Liquid–vapor isotope fractionation factors in argon–krypton binary mixtures

Abstract

An equilibrium isotope effect has been studied as a continuous function of the potential field acting on the atom undergoing isotopic exchange. This has been accomplished through a study of the liquid vapor isotope fractionation factors for both, 36Ar/40Ar and 80Kr/84Kr in a series of binary mixtures which span the range between the pure components at 117.5 °K. The 36Ar/40Ar fractionation factor increases (linearly) from (lnα)2.49×10−3 in pure liquid argon to 2.91×10−3 in an infinitely dilute solution in liquid krypton. Conversely, the 80Kr/84Kr fractionation factor decreases (linearly) from (lnα)0.98×10−3 in pure liquid krypton to 0.64×10−3 in an infinetely dilute solution in pure liquid argon. The mean force constants 〈∇2U〉c on both argon and krypton atoms in the mixtures are derived from the respective isotope fractionation factors. It is shown that the mean force constant on argon atoms in infinitely dilute solution in krypton is equal, within experimental error, to the mean force constant on krypton atoms in infinitely dilute solution in argon. The symmetry of the mixed force constants, 〈∇2Ui〉j=〈∇2Uj〉i indicates that the assumption of additive pair interactions is sufficient to treat 〈∇2U〉 in the liquid along the coexistence line. The latter is mainly a function of U (r) in the range 0.90rmin<r<1.10rmin.
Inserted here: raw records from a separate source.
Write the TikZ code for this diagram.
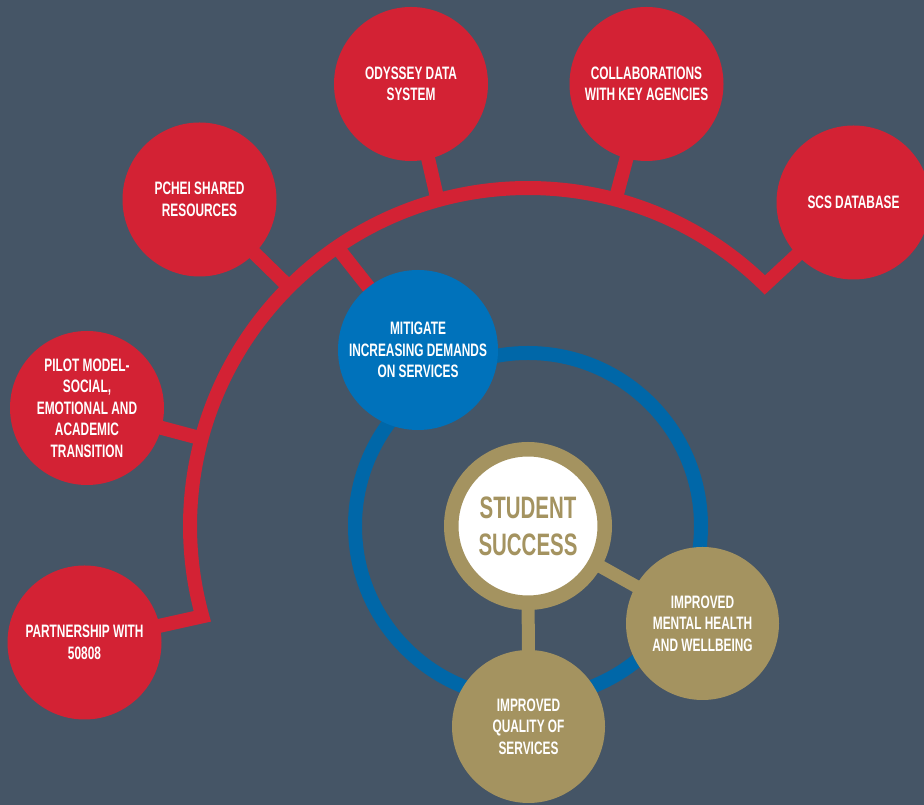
\documentclass[tikz,border=0pt]{standalone}
\usepackage{fontspec}
\newfontfamily\dinfont{Liberation Sans}[FakeStretch=0.66]
\usetikzlibrary{calc}
\definecolor{slate}{RGB}{69,85,102}
\definecolor{ssred}{RGB}{211,34,52}
\definecolor{ssblue}{RGB}{0,114,187}
\definecolor{ringblue}{RGB}{0,103,168}
\definecolor{sstan}{RGB}{164,147,96}
\pgfdeclarelayer{back}
\pgfdeclarelayer{links}
\pgfsetlayers{back,links,main}

\begin{document}
\begin{tikzpicture}[
    x=1pt, y=1pt,
    every node/.style={font=\dinfont\bfseries\fontsize{18}{21.5}\selectfont, text=white, align=center},
    redNode/.style={circle, fill=ssred, minimum size=154pt, inner sep=0pt},
    blueNode/.style={circle, fill=ssblue, minimum size=160pt, inner sep=0pt},
    tanNode/.style={circle, fill=sstan, minimum size=153pt, inner sep=0pt},
    hubNode/.style={circle, draw=sstan, line width=14.5pt, fill=white, minimum size=153.5pt, inner sep=0pt,
        text=sstan, font=\dinfont\bfseries\fontsize{31}{37}\selectfont},
    redLink/.style={draw=ssred, line width=14pt},
    tanLink/.style={draw=sstan, line width=13pt}
]
    \useasboundingbox (0,0) rectangle (924,805);
    \coordinate (hub) at (528,279);

    \node[hubNode] (success) at (hub) {STUDENT\\SUCCESS};
    \node[tanNode] (mental) at (702.5,181.5) {IMPROVED\\MENTAL HEALTH\\AND WELLBEING};
    \node[tanNode] (quality) at (528.5,78.5) {IMPROVED\\QUALITY OF\\SERVICES};
    \node[blueNode] (mitigate) at (418,455) {MITIGATE\\INCREASING DEMANDS\\ON SERVICES};

    \node[redNode] (pchei) at (199.5,605.5) {PCHEI SHARED\\RESOURCES};
    \node[redNode] (odyssey) at (411,721) {ODYSSEY DATA\\SYSTEM};
    \node[redNode] (collab) at (646.5,721) {COLLABORATIONS\\WITH KEY AGENCIES};
    \node[redNode] (scs) at (853.5,602.5) {SCS DATABASE};
    \node[redNode] (pilot) at (87,397) {PILOT MODEL-\\SOCIAL,\\EMOTIONAL AND\\ACADEMIC\\TRANSITION};
    \node[redNode] (partner) at (84.5,162.5) {PARTNERSHIP WITH\\50808};

    \coordinate (aScs) at ($(hub)+(45.5:338)$);
    \coordinate (aCol) at ($(hub)+(75:338)$);
    \coordinate (aOdy) at ($(hub)+(105.5:338)$);
    \coordinate (aMit) at ($(hub)+(124.4:338)$);
    \coordinate (aPch) at ($(hub)+(135:338)$);
    \coordinate (aPil) at ($(hub)+(165:338)$);

    \begin{pgfonlayer}{back}
        \fill[slate] (0,0) rectangle (924,805);
    \end{pgfonlayer}

    \begin{pgfonlayer}{links}
        \draw[redLink, line join=miter] (scs.center) -- (aScs)
            arc[start angle=45.5, end angle=195.5, radius=338pt] -- (partner.center);
        \draw[redLink] (collab.center) -- (aCol);
        \draw[redLink] (odyssey.center) -- (aOdy);
        \draw[redLink] (mitigate.center) -- (aMit);
        \draw[redLink] (pchei.center) -- (aPch);
        \draw[redLink] (pilot.center) -- (aPil);
        \draw[ringblue, line width=14pt] (hub) circle[radius=173pt];
        \draw[tanLink] (success.center) -- (mental.center);
        \draw[tanLink] (success.center) -- (quality.center);
    \end{pgfonlayer}
\end{tikzpicture}
\end{document}
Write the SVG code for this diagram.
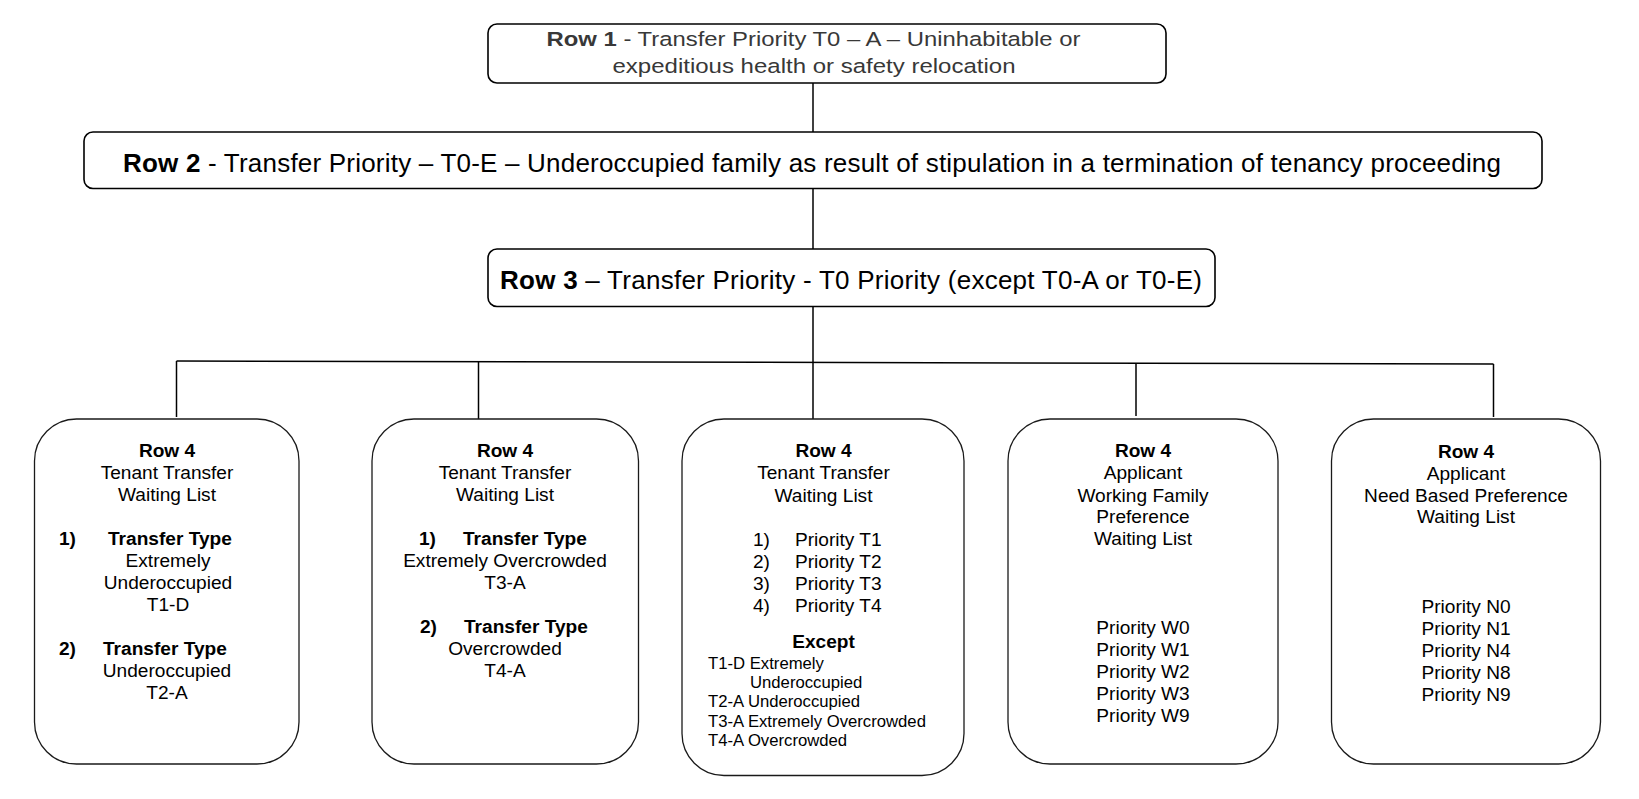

The mean force constants for argon and krypton as a function of composition have been calculated by a modified corresponding states theory which uses the pure liquids as input parameters. The modified corresponding states theory reproduces 〈∇2U〉 for Kr over the entire concentration range, but leads to values of 〈∇2U〉 (Ar) which are systematically higher than experiment. The discrepancy is 8% at XAr=0. A systematic set of calculations has been made of 〈∇2U〉 (Ar) and 〈∇2U〉 (Kr) as a function of composition using radial distribution functions generated by the Weeks–Chandler–Anderson perturbation theory. The calculated results for 〈∇2U〉 (Kr) using the Lee–Henderson–Barker, Maitland–Smith, and Lennard-Jones potentials are in good agreement with experiment. None of these potentials give satisfactory agreement with the experimental values of 〈∇2U〉 (Ar) in dilute solution in krypton. The discrepancy is ascribed to failure of the WCA method to predict gAr–Kr, the mixed radial distribution function, with sufficient accuracy close to the triple point of a fluid.